Yeast? BYO suggests belgian yeast and the mad fermentist goes for the Kolsh
http://byo.com/malt/item/217-bi%C3%A9re-de-garde-style-profile
http://www.themadfermentationist.com/2010/09/biere-de-garde-all-grain-recipe.html

Hops: Saaz, Hallertauer are fine by me, maybe Styrian Goldings?

Sugar in kettle or fermenter is fine by me. the last couple of brews (tripel and saison) I have added 0.5kg table and raw sugar respectively per batch in the fermenter.


----------



## n87 (12/10/16)

Yogi Beer said:


> Some ESB guys recently got a lark Whisky barrel via a member who owns a meadery.

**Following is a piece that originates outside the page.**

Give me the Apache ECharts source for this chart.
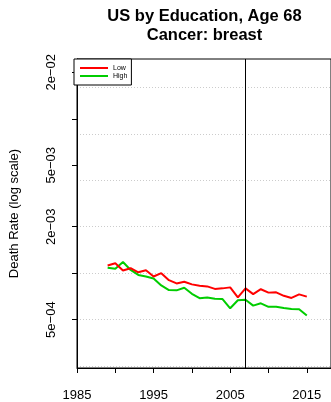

Pretty sure it's a once/twice a year opportunity, he orders them for the meadery and if you want in then just pay him for the barrel and chip in for shipping.
> Next time it comes up I'll let everyone know.


That would be good, do you have any rough numbers?

I will create a new thread for this one so it doesnt muddy the current thread. Does sound promising, and something great to do.


http://aussiehomebrewer.com/topic/92734-group-brew-oak-barrel/


----------



## Dubzie (12/10/16)

n87 said:


> Hey mate, which order is this in? are you assigning points, or standing on your head?


Thought we were doing 3,2,1's 

1 scottish ale
2 porter
3 kolsh

Edit: LOL didnt read the next page before replying!


----------



## silvana (12/10/16)

That would Scottish for the win after the siren....
I'm kinda committed the the Bier de garde though.

I think Belgian yeast is out of place, everything I read emphasises low subtle esters. Either cool fermented kolsh or warmish lager. Complete malt bomb of a beer with a nice dry finish.
I was thinking dry yeast as it takes the starter element out of the equation, one less variable and not sure if everyone is using liquid yeast. If the masses want kolsch I'm in as I need to brew another kolsch too.
We could just add the 5% sugar on top of the recipe bring it up to 1.070?
I have all the ingredients so don't really need a kit, depends on how people adjust recipes for their system. I'll be doing my usual 8L so if it's a uniform kit it won't work for me anyway.


----------



## n87 (12/10/16)

Dubzie's vote has already been counted 


OK, so own ingredients.
I'm happy with dry yeast, its what I use 90% of the time.


----------



## fungrel (13/10/16)

Yogi Beer said:


> I'll be doing my usual 8L so if it's a uniform kit it won't work for me anyway.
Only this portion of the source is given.